Date: 2008-10-25 10:06 pm (UTC)
From: [identity profile] fluffle.livejournal.com
is 'classicness' linked to age of a film, or more with the number of people of any given generation that went to see it? (I don't know the answer to that!)

(no subject)

Date: 2008-10-25 10:49 pm (UTC)
From: [identity profile] oldbloke.livejournal.com
In my mind it's bound up with rewatchability. Critical acclaim at a temporal distance is nice but not necessary.

(no subject)

Date: 2008-10-26 01:08 pm (UTC)
From: [identity profile] edith-the-hutt.livejournal.com
To me it's how many later films use it as an influence. Not sure how'd you quantify that though.

(no subject)

Date: 2008-10-26 01:57 pm (UTC)
From: [identity profile] mhoulden.livejournal.com
I'd say the age is less important than things like how good it is, how well the plot hangs together and how good the acting is.

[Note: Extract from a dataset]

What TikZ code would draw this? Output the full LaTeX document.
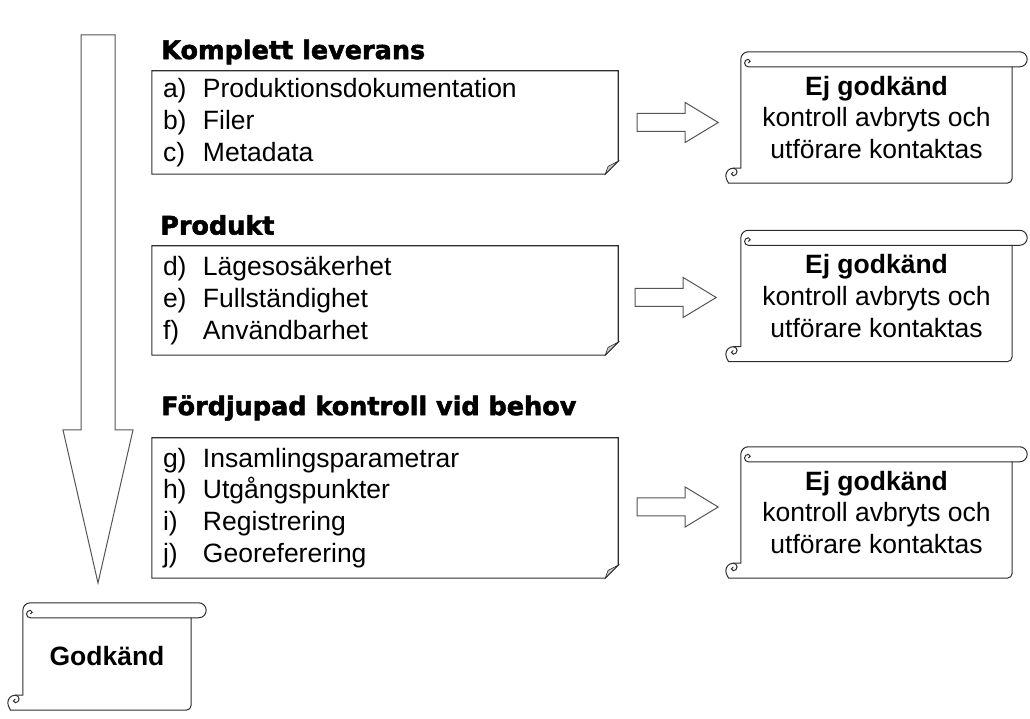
\documentclass[tikz,border=0pt]{standalone}
\usepackage{fontspec}
\setmainfont{Liberation Sans}
\newfontfamily\headfont[FakeBold=2]{DejaVu Sans Bold}

\definecolor{boxline}{RGB}{45,45,45}
\definecolor{linegray}{RGB}{85,85,85}
\definecolor{foldgray}{RGB}{200,200,200}

\tikzset{
  notebox/.style={minimum width=466pt, minimum height=#1, inner xsep=11pt, inner ysep=0pt,
    text width=444pt, align=left, font=\fontsize{26.5}{31.7}\selectfont},
  headtext/.style={anchor=west, inner sep=0pt, font=\headfont\fontsize{25.5}{30}\selectfont},
  scrollbox/.style={minimum width=#1, inner sep=0pt, align=center, font=\fontsize{26.5}{31.7}\selectfont},
  noteline/.style={draw=boxline, line width=1.1pt},
  scrollline/.style={draw=boxline, line width=1pt},
  blockarrow/.style={draw=linegray, line width=1pt, fill=white},
}

\def\foldsize{13pt}
\def\rollr{7.5pt}

% note with a folded corner round a node
\newcommand{\foldnote}[1]{%
  \draw[noteline] (#1.north west) -- (#1.north east) -- ([yshift=\foldsize]#1.south east)
    -- ([xshift=-\foldsize]#1.south east) -- (#1.south west) -- cycle;
  \draw[noteline, fill=foldgray, line width=0.6pt] ([yshift=\foldsize]#1.south east)
    -- ([xshift=-0.78*\foldsize, yshift=0.6*\foldsize]#1.south east) -- ([xshift=-\foldsize]#1.south east) -- cycle;
}

% scroll round a node
\newcommand{\scrollframe}[1]{%
  \draw[scrollline] ([yshift=-\rollr]#1.north west) arc[start angle=180, end angle=90, radius=\rollr]
    -- ([xshift=\rollr]#1.north east) arc[start angle=90, end angle=-90, radius=\rollr]
    -- ([yshift=-2*\rollr]#1.north east) [rounded corners=5pt] -- (#1.south east)
    -- ([xshift=-\rollr]#1.south west) [sharp corners]
    arc[start angle=270, end angle=90, radius=\rollr] -- ([yshift=2*\rollr]#1.south west) -- cycle;
  \draw[scrollline] ([yshift=-2*\rollr]#1.north east) -- ([xshift=\rollr, yshift=-2*\rollr]#1.north west)
    arc[start angle=270, end angle=90, radius=0.5*\rollr] arc[start angle=90, end angle=-90, radius=0.25*\rollr];
  \draw[scrollline] ([xshift=-\rollr, yshift=2*\rollr]#1.south west)
    arc[start angle=90, end angle=-90, radius=0.5*\rollr] arc[start angle=270, end angle=90, radius=0.25*\rollr];
}

\begin{document}
\begin{tikzpicture}[x=1pt, y=1pt]
\useasboundingbox (0,0) rectangle (1030,719);

% Big arrow down the left side
\draw[blockarrow] (81,684) -- (115,684) -- (115,289) -- (133,289) -- (98,136) -- (63,289) -- (81,289) -- cycle;

% Headings
\node[headtext] (levhead) at (161,667) {Komplett leverans};
\node[headtext] (prodhead) at (160,494) {Produkt};
\node[headtext] (fordhead) at (161,311) {Fördjupad kontroll vid behov};

% Check lists
\node[notebox=103pt] (leverans) at (385,596.5) {\makebox[40pt][l]{a)}Produktionsdokumentation\\
  \makebox[40pt][l]{b)}Filer\\
  \makebox[40pt][l]{c)}Metadata};
\foldnote{leverans}
\node[notebox=109pt] (produkt) at (385,418.5) {\makebox[40pt][l]{d)}Lägesosäkerhet\\
  \makebox[40pt][l]{e)}Fullständighet\\
  \makebox[40pt][l]{f)}Användbarhet};
\foldnote{produkt}
\node[notebox=140pt] (fordjupad) at (385,211) {\makebox[40pt][l]{g)}Insamlingsparametrar\\
  \makebox[40pt][l]{h)}Utgångspunkter\\
  \makebox[40pt][l]{i)}Registrering\\
  \makebox[40pt][l]{j)}Georeferering};
\foldnote{fordjupad}

% Not approved
\node[scrollbox=271pt, minimum height=131pt] (ejlev) at (876.5,601.5) {\textbf{Ej godkänd}\\kontroll avbryts och\\utförare kontaktas};
\scrollframe{ejlev}
\node[scrollbox=271pt, minimum height=131pt] (ejprod) at (876.5,423) {\textbf{Ej godkänd}\\kontroll avbryts och\\utförare kontaktas};
\scrollframe{ejprod}
\node[scrollbox=271pt, minimum height=131pt] (ejford) at (876.5,206.5) {\textbf{Ej godkänd}\\kontroll avbryts och\\utförare kontaktas};
\scrollframe{ejford}

% Approved
\node[scrollbox=168pt, minimum height=107pt] (godkand) at (107,62.5) {\textbf{Godkänd}};
\scrollframe{godkand}

% Arrows from lists to scrolls
\draw[blockarrow] ([xshift=19pt, yshift=9pt]leverans.east) -- ++(48,0) -- ++(0,11) -- ++(33,-20) -- ++(-33,-20) -- ++(0,11) -- ++(-48,0) -- cycle;
\draw[blockarrow] ([xshift=17pt, yshift=12pt]produkt.east) -- ++(48,0) -- ++(0,11) -- ++(33,-20) -- ++(-33,-20) -- ++(0,11) -- ++(-48,0) -- cycle;
\draw[blockarrow] ([xshift=19pt, yshift=10pt]fordjupad.east) -- ++(48,0) -- ++(0,11) -- ++(33,-20) -- ++(-33,-20) -- ++(0,11) -- ++(-48,0) -- cycle;
\end{tikzpicture}
\end{document}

The oldest films on IMDB are from 1888 and feature bits of Leeds (http://www.imdb.com/title/tt0392728/ and http://www.imdb.com/title/tt0343112/, or http://uk.youtube.com/watch?v=L7saH58usq4 and http://uk.youtube.com/watch?v=F1i40rnpOsA on Youtube). They're obviously historically significant but they probably wouldn't feature in someone's top 10 list of classic films. Of course there's the question of what "classic" means as well.....

(no subject)

Date: 2008-10-26 04:39 pm (UTC)
gerald_duck: (mallard)
From: [personal profile] gerald_duck
I think it would be hard to declare a film definitively a classic until a fresh generation has appreciated it outside the original context. So twenty-five years, perhaps?